● **The request**: Retype only what runs from the first line of the listing to the line holding "(visittxt) at (734,449)", both included. Do not retype the pictures.

● **Collected data**:
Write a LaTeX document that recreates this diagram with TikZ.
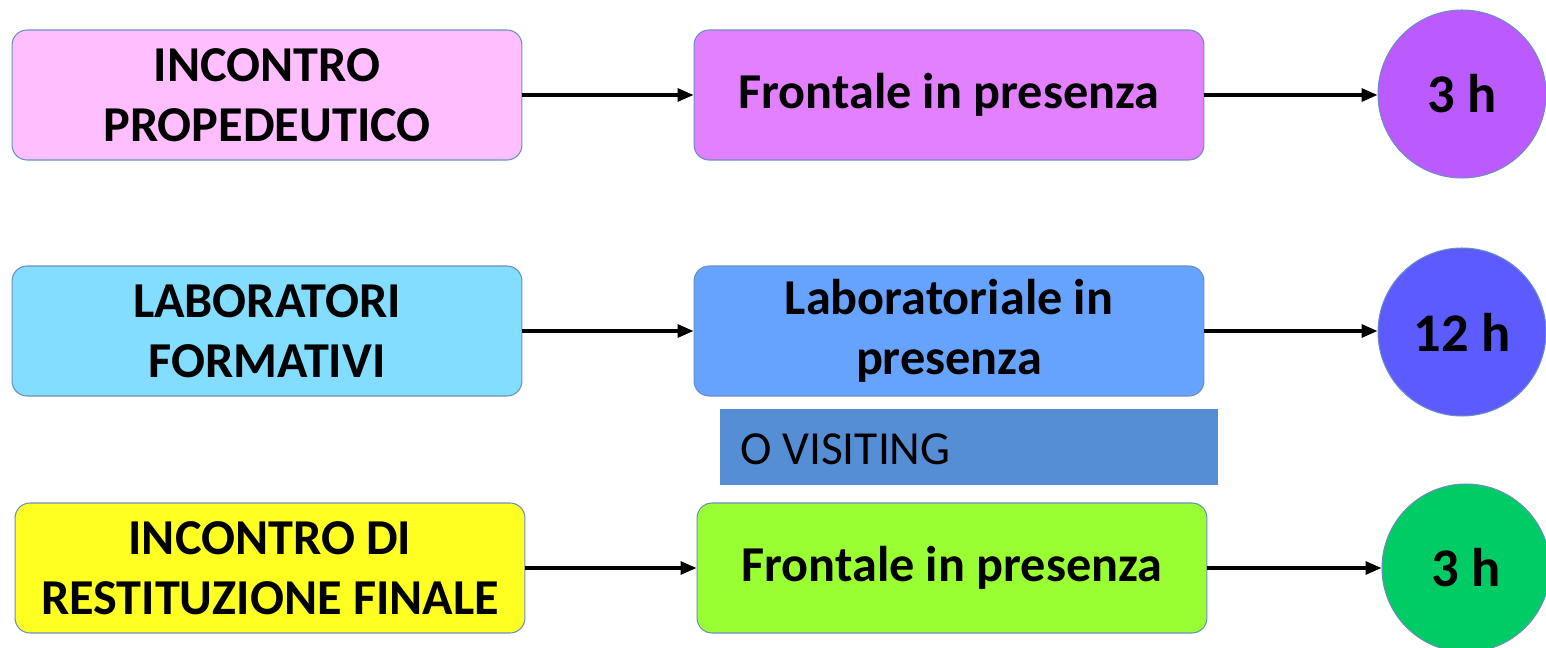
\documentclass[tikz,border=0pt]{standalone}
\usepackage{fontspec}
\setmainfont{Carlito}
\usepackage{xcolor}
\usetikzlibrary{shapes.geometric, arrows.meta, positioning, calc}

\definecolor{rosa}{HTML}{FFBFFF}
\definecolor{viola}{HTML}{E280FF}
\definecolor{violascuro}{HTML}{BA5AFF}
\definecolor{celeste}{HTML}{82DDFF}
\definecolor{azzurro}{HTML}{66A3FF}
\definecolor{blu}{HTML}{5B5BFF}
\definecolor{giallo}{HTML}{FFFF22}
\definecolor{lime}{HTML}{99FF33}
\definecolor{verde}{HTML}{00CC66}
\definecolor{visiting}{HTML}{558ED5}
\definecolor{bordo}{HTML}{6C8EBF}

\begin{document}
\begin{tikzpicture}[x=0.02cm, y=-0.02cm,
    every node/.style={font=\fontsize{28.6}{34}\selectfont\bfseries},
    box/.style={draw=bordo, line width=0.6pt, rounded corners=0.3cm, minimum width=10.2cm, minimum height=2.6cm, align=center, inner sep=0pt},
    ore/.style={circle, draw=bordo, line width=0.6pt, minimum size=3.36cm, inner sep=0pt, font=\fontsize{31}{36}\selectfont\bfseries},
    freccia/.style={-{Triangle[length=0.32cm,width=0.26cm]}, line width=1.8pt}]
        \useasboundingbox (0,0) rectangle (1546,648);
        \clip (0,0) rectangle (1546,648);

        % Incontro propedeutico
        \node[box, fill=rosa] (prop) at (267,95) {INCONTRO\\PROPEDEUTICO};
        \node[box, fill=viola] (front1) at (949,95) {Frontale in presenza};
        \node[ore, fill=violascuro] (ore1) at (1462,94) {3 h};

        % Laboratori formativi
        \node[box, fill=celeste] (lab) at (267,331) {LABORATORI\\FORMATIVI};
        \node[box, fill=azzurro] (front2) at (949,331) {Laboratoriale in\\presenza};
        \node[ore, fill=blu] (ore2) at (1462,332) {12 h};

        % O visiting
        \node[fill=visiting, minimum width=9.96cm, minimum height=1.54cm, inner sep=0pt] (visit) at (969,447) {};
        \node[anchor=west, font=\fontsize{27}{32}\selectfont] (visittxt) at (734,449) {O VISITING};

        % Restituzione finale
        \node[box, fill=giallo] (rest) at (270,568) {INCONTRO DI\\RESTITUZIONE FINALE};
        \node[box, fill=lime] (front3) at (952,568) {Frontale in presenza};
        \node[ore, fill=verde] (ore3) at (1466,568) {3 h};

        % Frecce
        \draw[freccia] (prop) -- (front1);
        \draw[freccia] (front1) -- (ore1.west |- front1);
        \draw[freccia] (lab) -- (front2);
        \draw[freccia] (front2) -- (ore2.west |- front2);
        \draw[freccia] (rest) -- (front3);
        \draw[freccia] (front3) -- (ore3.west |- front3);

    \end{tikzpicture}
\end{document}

● **Task output**:
Write a LaTeX document that recreates this diagram with TikZ.
\documentclass[tikz,border=0pt]{standalone}
\usepackage{fontspec}
\setmainfont{Carlito}
\usepackage{xcolor}
\usetikzlibrary{shapes.geometric, arrows.meta, positioning, calc}

\definecolor{rosa}{HTML}{FFBFFF}
\definecolor{viola}{HTML}{E280FF}
\definecolor{violascuro}{HTML}{BA5AFF}
\definecolor{celeste}{HTML}{82DDFF}
\definecolor{azzurro}{HTML}{66A3FF}
\definecolor{blu}{HTML}{5B5BFF}
\definecolor{giallo}{HTML}{FFFF22}
\definecolor{lime}{HTML}{99FF33}
\definecolor{verde}{HTML}{00CC66}
\definecolor{visiting}{HTML}{558ED5}
\definecolor{bordo}{HTML}{6C8EBF}

\begin{document}
\begin{tikzpicture}[x=0.02cm, y=-0.02cm,
    every node/.style={font=\fontsize{28.6}{34}\selectfont\bfseries},
    box/.style={draw=bordo, line width=0.6pt, rounded corners=0.3cm, minimum width=10.2cm, minimum height=2.6cm, align=center, inner sep=0pt},
    ore/.style={circle, draw=bordo, line width=0.6pt, minimum size=3.36cm, inner sep=0pt, font=\fontsize{31}{36}\selectfont\bfseries},
    freccia/.style={-{Triangle[length=0.32cm,width=0.26cm]}, line width=1.8pt}]
        \useasboundingbox (0,0) rectangle (1546,648);
        \clip (0,0) rectangle (1546,648);

        % Incontro propedeutico
        \node[box, fill=rosa] (prop) at (267,95) {INCONTRO\\PROPEDEUTICO};
        \node[box, fill=viola] (front1) at (949,95) {Frontale in presenza};
        \node[ore, fill=violascuro] (ore1) at (1462,94) {3 h};

        % Laboratori formativi
        \node[box, fill=celeste] (lab) at (267,331) {LABORATORI\\FORMATIVI};
        \node[box, fill=azzurro] (front2) at (949,331) {Laboratoriale in\\presenza};
        \node[ore, fill=blu] (ore2) at (1462,332) {12 h};

        % O visiting
        \node[fill=visiting, minimum width=9.96cm, minimum height=1.54cm, inner sep=0pt] (visit) at (969,447) {};
        \node[anchor=west, font=\fontsize{27}{32}\selectfont] (visittxt) at (734,449) {O VISITING};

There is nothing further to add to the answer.